At 82, Above Seattle
Photographer is Still On the Way Up
When
my old friend Emmett Watson called to ask if I would spend an hour
or so showing a visitor from San Francisco around Tacoma, I didn't
know what an interesting time I'd have. The visitor turned out to
be Bob Cameron, one of the best aerial photographers in the world
and certainly, at 82, the oldest.
He
has asked Emmett to write the text for "Above Seattle,"
the 11th volume in a series of picture books he is doing on great
cities and their environs. The assignment puts Emmett in
distinguished company. On previous books Cameron wafted Alistair
Cooke above London, Pierre Salinger above Paris, George Plimpton
above New York, and Herb Caen above San Francisco.
Emmett
knows more about his home town than anybody but, true to Seattle
type, he confesses that his knowledge of Tacoma extends little
beyond the aroma. He wanted me along in the helicopter when
Cameron was taking pictures so they wouldn't confuse Stadium High
with a hotel or the Narrows Bridge with the Eleventh Street
bridge.
So
up the three of us went in a rented helicopter with a pilot who
didn't mind back seat drivers.
We
went first to Seattle-Tacoma International Airport. The tower gave
us permission to park above the waterside runway. We sat there
about a thousand feet above ground while Cameron decided exactly
the angle that would best show the field, the terminal building
and hangars, the Old 99 strip, the valley and Mount Rainier, which
was cooperating splendidly.
"Back
about a hundred," Cameron would say over the intercom, and
the buildings would move away. "Up fifty," and the
buildings would sink. "Over a bit to our right." That
did it.
We
spent about half an hour over Tacoma. The great thing about the
flight was watching Bob Cameron work. It is always a privilege to
see an old pro doing his job - and Cameron is the oldest pro in
the aerial photography field. He keeps his tools to a minimum but
uses the best available. His camera of choice is a Pentax 6-by-7
centimeter single lens reflex. He uses color transparency film,
and carries an ultraviolet filter, a Pentax TLL metering prism,
and several lenses which are always fixed at infinity. His
treasure is his $5,000 Kenyon Gyro-Stabilizer, which he began
using when he shot "Above Paris" 10 years ago.
The
stabilizer looks a bit like a squashed bowling ball. With the
long-snouted Pentax bolted on top it seemed ominous. When the two
gyroscopes inside - one horizontal, the other vertical - are
whirling at 22,000 revolutions per minute, it sounds like a
disturbed wasp nest. Small wonder that Cameron sometimes has
trouble at airport pass-through checkpoints. Once aloft, though,
the stabilizer gives him a tripod that rests, magically but
firmly, on thin air.
Cameron
has taken aerial photos from everything that can get airborne
except a glider or a spacecraft. He has used blimps, dirigibles,
balloons and fixed-wings, but he much prefers helicopters. He
likes the opportunity to pick the exact spot and insists they are
the safest thing in the air.
His
own experience with cameras goes back to 1919 when his father gave
him a Brownie. He didn't plan to be a photographer. After high
school he knocked around France for several years before enrolling
at the University of Iowa. He married a coed he met there (they
now have four children, eight grandchildren and four
great-grandchildren) and dropped out of school to earn a living.

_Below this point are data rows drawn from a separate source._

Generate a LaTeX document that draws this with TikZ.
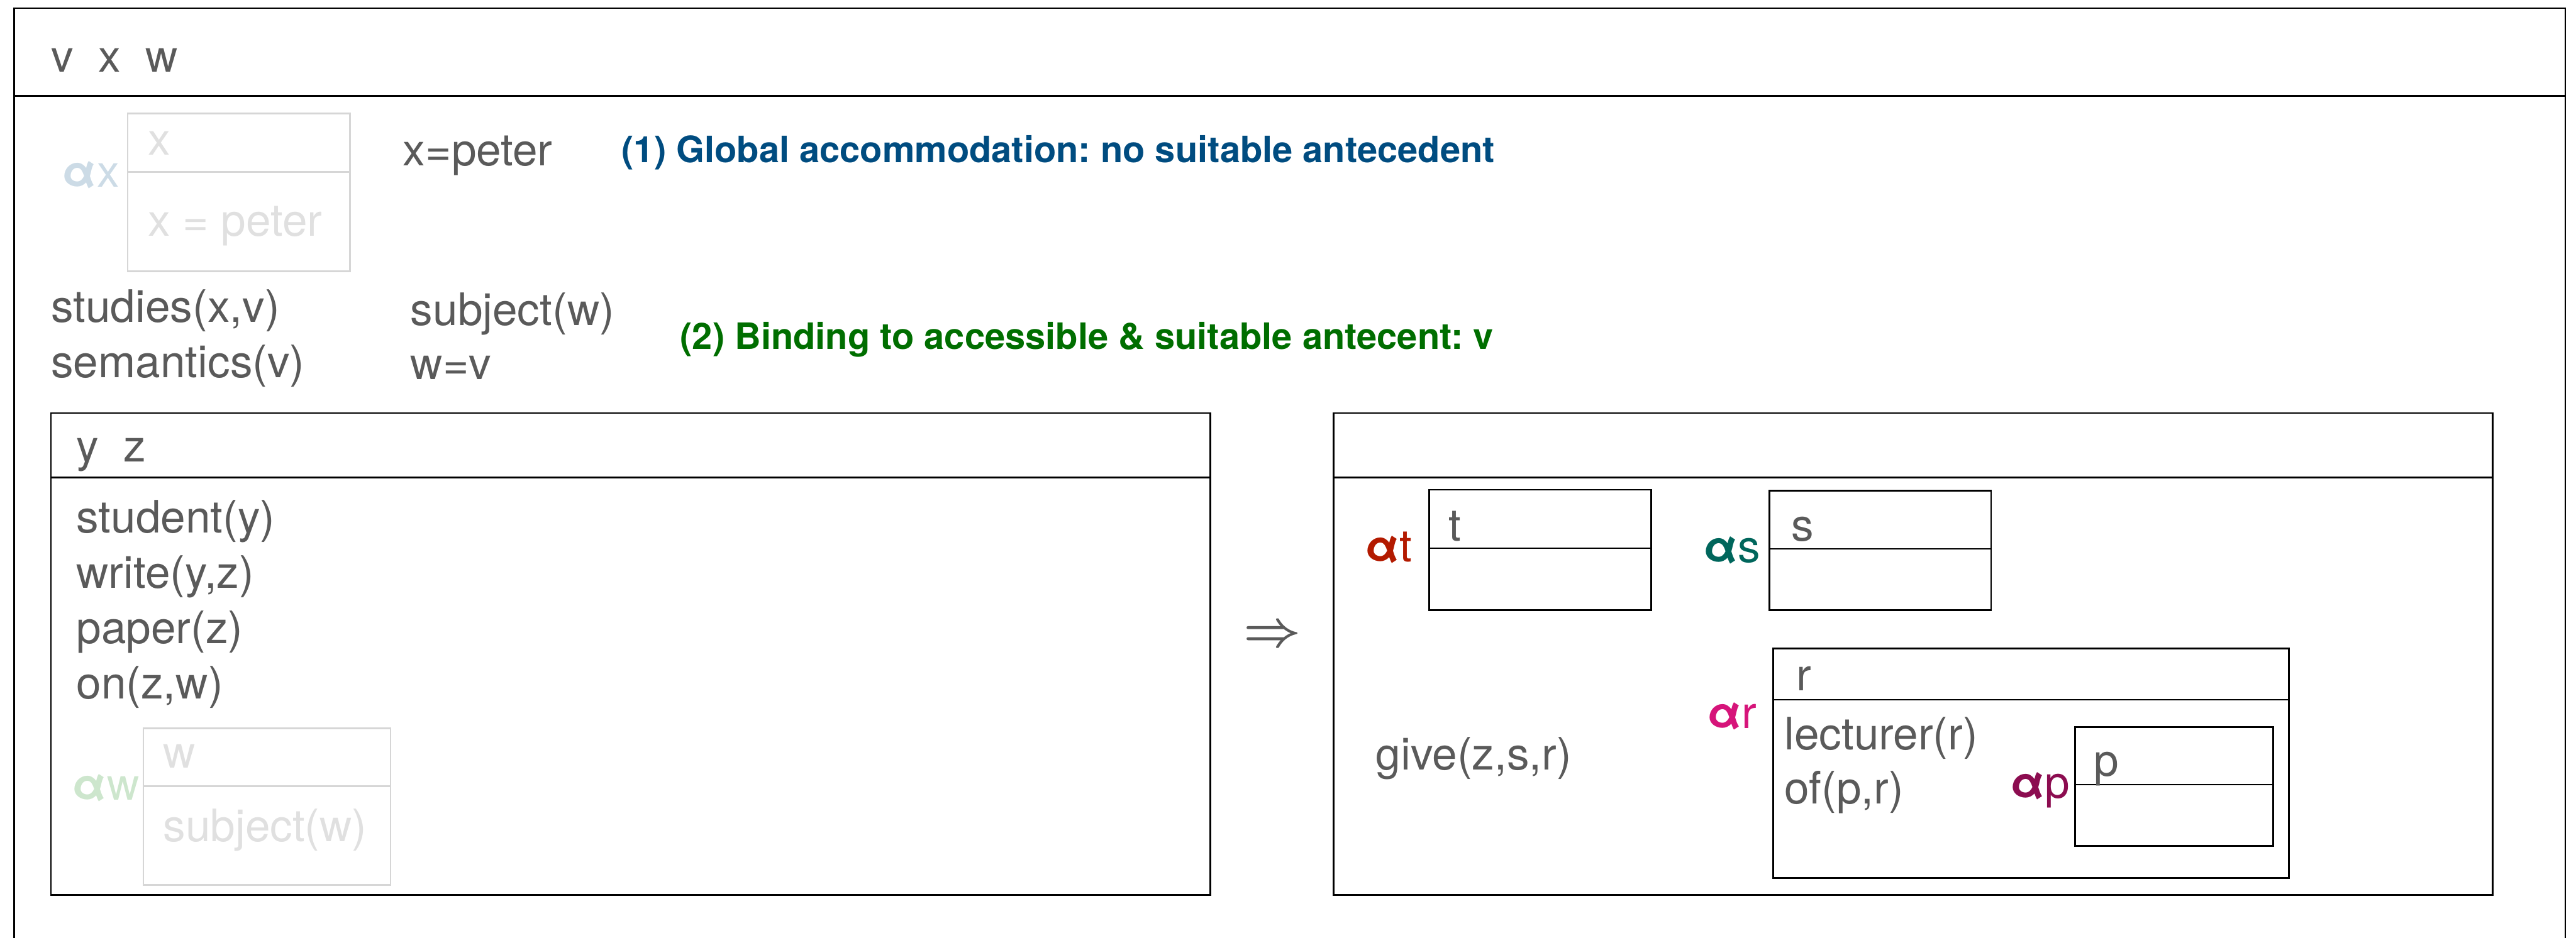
\documentclass[tikz,border=0pt]{standalone}
\usepackage{bm}
\usepackage{fontspec}
\setmainfont{TeX Gyre Heros}
\frenchspacing
\definecolor{ink}{HTML}{5A5A5A}
\definecolor{ghosttext}{HTML}{E0E0E0}
\definecolor{ghostline}{HTML}{D6D6D6}
\definecolor{alx}{HTML}{CCDBE6}
\definecolor{alw}{HTML}{CDE6CD}
\definecolor{alt}{HTML}{B31A00}
\definecolor{als}{HTML}{00665C}
\definecolor{alr}{HTML}{D6147A}
\definecolor{alp}{HTML}{8C0C50}
\definecolor{noteblue}{HTML}{004C80}
\definecolor{notegreen}{HTML}{006E00}
\newcommand{\alf}{\textbf{α}}
\begin{document}
\begin{tikzpicture}[x=0.02cm, y=-0.02cm,
  txt/.style={anchor=base west, inner sep=0pt, text=ink, font=\fontsize{15.5}{18}\selectfont},
  ghost/.style={txt, text=ghosttext},
  note/.style={anchor=base west, inner sep=0pt, font=\bfseries\fontsize{12.6}{15}\selectfont},
  drs/.style={draw=black, line width=0.6pt},
  ghostdrs/.style={draw=ghostline, line width=0.6pt}]
\useasboundingbox (0,0) rectangle (1568,571);
\draw[drs] (8.6,5) rectangle (1561.5,600);
\draw[drs] (8.6,58.5) -- (1561.5,58.5);
\node[txt] (vxw) at (30.8,44) {v\ \ x\ \ w};
\draw[ghostdrs] (77.7,69.2) rectangle (212.9,165.3);
\draw[ghostdrs] (77.7,104.8) -- (212.9,104.8);
\node[ghost] (xref) at (89.7,94.2) {x};
\node[ghost] (xcond) at (89.7,143.7) {x = peter};
\node[txt, text=alx] (alphax) at (37.5,113.7) {\alf x};
\node[txt] (xpeter) at (245,100.8) {x=peter};
\node[note, text=noteblue] (global) at (378.1,99.1) {(1) Global accommodation: no suitable antecedent};
\node[txt] (studies) at (30.8,196) {studies(x,v)};
\node[txt] (semantics) at (30.8,229.7) {semantics(v)};
\node[txt] (subject) at (249.6,198) {subject(w)};
\node[txt] (weqv) at (249.6,231) {w=v};
\node[note, text=notegreen] (binding) at (413.7,212.6) {(2) Binding to accessible \& suitable antecent: v};
\draw[drs] (31,251.5) rectangle (736.6,545);
\draw[drs] (31,290.8) -- (736.6,290.8);
\node[txt] (yz) at (46.2,281.1) {y\ \ z};
\node[txt] (student) at (46.2,324.6) {student(y)};
\node[txt] (write) at (46.2,358.3) {write(y,z)};
\node[txt] (paper) at (46.2,391.9) {paper(z)};
\node[txt] (on) at (46.2,425.5) {on(z,w)};
\draw[ghostdrs] (87.3,443.5) rectangle (237.7,538.9);
\draw[ghostdrs] (87.3,478.8) -- (237.7,478.8);
\node[ghost] (wref) at (99,467.6) {w};
\node[ghost] (wcond) at (99,512.5) {subject(w)};
\node[txt, text=alw] (alphaw) at (43.6,487.3) {\alf w};
\node[text=ink, inner sep=0pt, font=\fontsize{18}{20}\selectfont] (impl) at (774.4,387.3) {$\bm{\Rightarrow}$};
\draw[drs] (811.7,251.5) rectangle (1517.3,545);
\draw[drs] (811.7,290.8) -- (1517.3,290.8);
\draw[drs] (869.8,298.2) rectangle (1005,371.5);
\draw[drs] (869.8,333.8) -- (1005,333.8);
\node[txt] (tref) at (881.5,329.4) {t};
\node[txt, text=alt] (alphat) at (830.5,341.9) {\alf t};
\draw[drs] (1077,298.7) rectangle (1212,371.5);
\draw[drs] (1077,334.2) -- (1212,334.2);
\node[txt] (sref) at (1090.2,329.4) {s};
\node[txt, text=als] (alphas) at (1036.5,342.3) {\alf s};
\node[txt] (give) at (837.2,468.7) {give(z,s,r)};
\draw[drs] (1079.2,394.8) rectangle (1393.2,534.7);
\draw[drs] (1079.2,426.1) -- (1393.2,426.1);
\node[txt] (rref) at (1093,420.4) {r};
\node[txt, text=alr] (alphar) at (1038.7,443.5) {\alf r};
\node[txt] (lecturer) at (1085.8,456.6) {lecturer(r)};
\node[txt] (of) at (1085.8,489.5) {of(p,r)};
\draw[drs] (1263,442.6) rectangle (1383.8,515.2);
\draw[drs] (1263,477.7) -- (1383.8,477.7);
\node[txt] (pref) at (1274.1,472.6) {p};
\node[txt, text=alp] (alphap) at (1223.2,485.8) {\alf p};
\end{tikzpicture}
\end{document}
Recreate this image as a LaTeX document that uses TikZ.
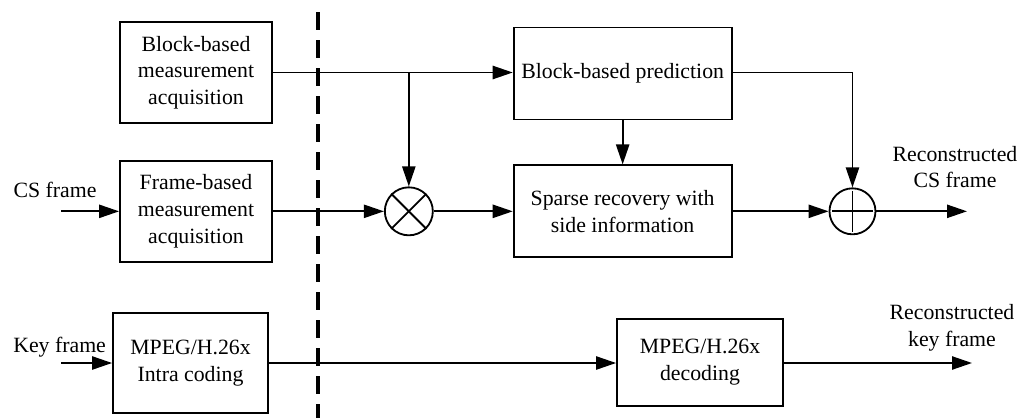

He found work as a photographer for a Des Moines newspaper. When
photographing the aftermath of murders began to pall, he went into
the dry ice business. Then came World War II.
Classified
4F by Selective Service, he found a job photographing Army camp
and factory construction for the War Department. He enjoyed being
airborne with a camera, but peace grounded him. He took a job with
a Connecticut company franchised to sell French perfume and did so
well he became company president. He visited San Francisco on
business so often that he fell in love with it, sold his share of
the company to his partner and moved the family west.
Under
the San Francisco influence he wrote a long essay, "The
Drinking Man's Diet," which argued that eating lots of steak
and drinking lots of red wine promoted good health and longevity.
No one would publish it so he published it himself. It sold more
than two million copies. So he founded a publishing company,
Cameron & Cameron (the other Cameron being one of his sons)
and in 1965 produced "Above San Francisco."
Total
sales for the "Above" books exceed 2,500,000. All remain
in print. So, as he approaches 83, Bob Cameron is looking for more
cities to rise above. He yearns to do Mexico City but laments, "with
all the pollution, you can't see it anymore."